On the brighter side of things, my brother will be staying with me over the next 6 months. Yay! At least there is someone else at home. While I do enjoy living on my own and all that, sometimes I feel it’s nice to have another person around. At least your weekends do not feel that lonely! So I am definintely glad I have him around for this time. And also it felt great returning back to Lifeline after nearly one month of absence. It was wonderful to see my core leaders after so long and to just enjoy the company of my own cell group members! I was pretty happy with the fact that we did something which I learned from the In Between Sundays podcast, and that is the 3Js – Junk – Joy and Jesus Moment.
I noticed most of the members had no issues sharing their 2Js, but when it came to Jesus moment, alot of them thought hard about it – some couldn’t even really recall a Jesus Moment , which kinda made me think that perhaps the reason why they were struggling with it is because maybe they didn’t really stop to think about God working in their lives, and to a certain degree, I don’t fault them simply because sometimes it is difficult to see God in the midst of our daily affairs. It’s only when the weekend rolls by, when we take a “break” from work is when we then can keep time for God – But I guess this is not a healthy relationship at all. How can we say we long for God and want to draw close to Him when we can’t even see him working in our lives each day? – Oh well, I guess this is a topic for another blog entry sometime in the future! But whatever it is, it really felt good to be back in my youth group after nearly a month away!
The Week ahead….
There are a number of things which I need to see to this week. And one of the most important things on my list is to actually get to gym this week. I feel kinda bad that I couldn’t hit the gym this past week due to my cold, but hopefully the coming week I will be able to make up for it.
The next thing is of course my work. I have a bunch of things to settle and I hope to get the draft of one my deliverables completed by the end of this week! Also I need to submit my claims! I just realised a few days back that I still have not submitted my expense claims for the month of May and June! So hopefully that one can be done by tomorrow itself!

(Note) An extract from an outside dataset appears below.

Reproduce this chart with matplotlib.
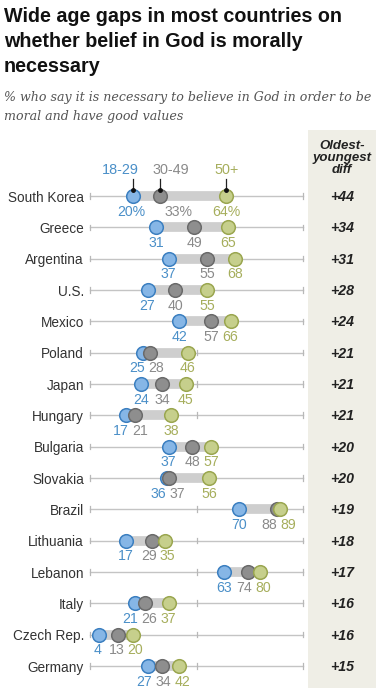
import matplotlib
matplotlib.use("Agg")
import matplotlib.pyplot as plt
from matplotlib.patches import Rectangle

countries = ["South Korea", "Greece", "Argentina", "U.S.", "Mexico", "Poland", "Japan",
             "Hungary", "Bulgaria", "Slovakia", "Brazil", "Lithuania", "Lebanon", "Italy",
             "Czech Rep.", "Germany"]
age_18_29 = [20, 31, 37, 27, 42, 25, 24, 17, 37, 36, 70, 17, 63, 21, 4, 27]
age_30_49 = [33, 49, 55, 40, 57, 28, 34, 21, 48, 37, 88, 29, 74, 26, 13, 34]
age_50_plus = [64, 65, 68, 55, 66, 46, 45, 38, 57, 56, 89, 35, 80, 37, 20, 42]
diffs = ["+44", "+34", "+31", "+28", "+24", "+21", "+21", "+21", "+20", "+20",
         "+19", "+18", "+17", "+16", "+16", "+15"]
series_names = ["18-29", "30-49", "50+"]
ticks = [0, 50, 100]

W, H = 392, 688
fig = plt.figure(figsize=(W / 100, H / 100), dpi=100)
fig.patch.set_facecolor("white")

x0, x1 = 90, 303
ax = fig.add_axes([x0 / W, 0, (x1 - x0) / W, 1])
ax.set_xlim(0, 100)
row0, dy = 196, 31.33
ax.set_ylim((H - row0) / dy, -row0 / dy)
ax.axis("off")

pxu = 100 / (x1 - x0)

fill = ["#86b6e6", "#8e8e8e", "#c6cf8c"]
edge = ["#3b7fc0", "#6a6a6a", "#9aa64f"]
txtc = ["#4a8fc8", "#8a8a8a", "#a6ae5c"]

fam = ["Liberation Sans", "DejaVu Sans"]

ax.add_patch(Rectangle(((308 - x0) * pxu, -(row0 - 130) / dy),
                       (376 - 308) * pxu, (H - 130) / dy,
                       facecolor="#efeee6", edgecolor="none", clip_on=False, zorder=0))

series = [age_18_29, age_30_49, age_50_plus]
n = len(countries)
for i in range(n):
    vals = [s[i] for s in series]
    ax.plot([0, 100], [i, i], color="#c4c4c4", lw=1, clip_on=False, zorder=1)
    for t in ticks:
        ax.plot([t, t], [i - 0.09, i + 0.09], color="#b8b8b8", lw=0.9, clip_on=False, zorder=1)
    ax.plot([min(vals), max(vals)], [i, i], color="#cecece", lw=7, solid_capstyle="butt",
            clip_on=False, zorder=2)
    for k in range(3):
        ax.plot(vals[k], i, "o", ms=9.8, mfc=fill[k], mec=edge[k], mew=1.1,
                clip_on=False, zorder=3 + k)
    ax.text(-6 * pxu, i + 0.05, countries[i], ha="right", va="center", fontsize=9.8,
            color="#333333", family=fam)
    labels = [f"{v}%" if i == 0 else f"{v}" for v in vals]
    pos = [v / pxu for v in vals]
    gaps = [30, 30] if i == 0 else [19, 19]
    for _ in range(50):
        for k in range(2):
            g = pos[k + 1] - pos[k]
            if g < gaps[k]:
                d = (gaps[k] - g) / 2
                pos[k] -= d
                pos[k + 1] += d
    if i == 0:
        pos[1] += 17
    for k in range(3):
        ax.text(pos[k] * pxu, i + 0.5, labels[k], ha="center", va="center",
                fontsize=10.2, color=txtc[k], family=fam)
    ax.text((342 - x0) * pxu, i + 0.03, diffs[i], ha="center", va="center", fontsize=10.2,
            fontweight="bold", fontstyle="italic", color="#222222", family=fam)

nudges = [-6, 5, 0]
for k in range(3):
    v = series[k][0]
    ax.plot([v, v], [-0.55, -0.2], color="#222222", lw=0.9, clip_on=False, zorder=6)
    ax.plot(v, -0.2, "o", ms=2.5, color="#111111", clip_on=False, zorder=7)
    ax.text(v + nudges[k], -0.83, series_names[k], ha="center", va="center",
            fontsize=10.4, color=txtc[k], family=fam)

ax.text((342 - x0) * pxu, -(row0 - 158) / dy, "Oldest-\nyoungest\ndiff", ha="center",
        va="center", fontsize=9.5, fontweight="bold", fontstyle="italic",
        color="#222222", family=fam, linespacing=1.05)

fig.text(4 / W, 1 - 7 / H, "Wide age gaps in most countries on\nwhether belief in God is morally\nnecessary",
         ha="left", va="top", fontsize=14.2, fontweight="bold", color="#111111",
         family=fam, linespacing=1.4)
fig.text(4 / W, 1 - 91 / H, "% who say it is necessary to believe in God in order to be\nmoral and have good values",
         ha="left", va="top", fontsize=9.1, fontstyle="italic", color="#555555",
         family=["DejaVu Serif"], linespacing=1.6)

fig.savefig("out.png", dpi=100)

And probably my 3rd to-do item would be to draw closer to God! I realised that my faith meter over the past couple of weeks have been an all time low record. I guess it’s to do with my work (the stress) and my health (I had food poisoning 3 weeks back, and my recent flu sickness). Trying to juggle it all and keep your balance can be difficult and I realised that during this whole time I had been quite distant from God. Even though I did manage to attend daily mass on Friday, I still feel far away from Him. I do realise He is around, but sometimes I feel it’s more about me than Him – whether I WANT to want him, as I wrote in my previous entry. But I believe it all starts in the WANT, in the desire to want to draw close to God. I have always believed that God has been there with me, through both the good times and bad times, and usually I can only go so much without returning back to Him, just like the prodigal son. So that’s my 3rd to-do item. Probably I would start by reading the daily gospels, praying the rosary (for each day) and attending mass sometime this week, and possibly going for confession as well! If you’re reading this, please keep me in your prayers this week!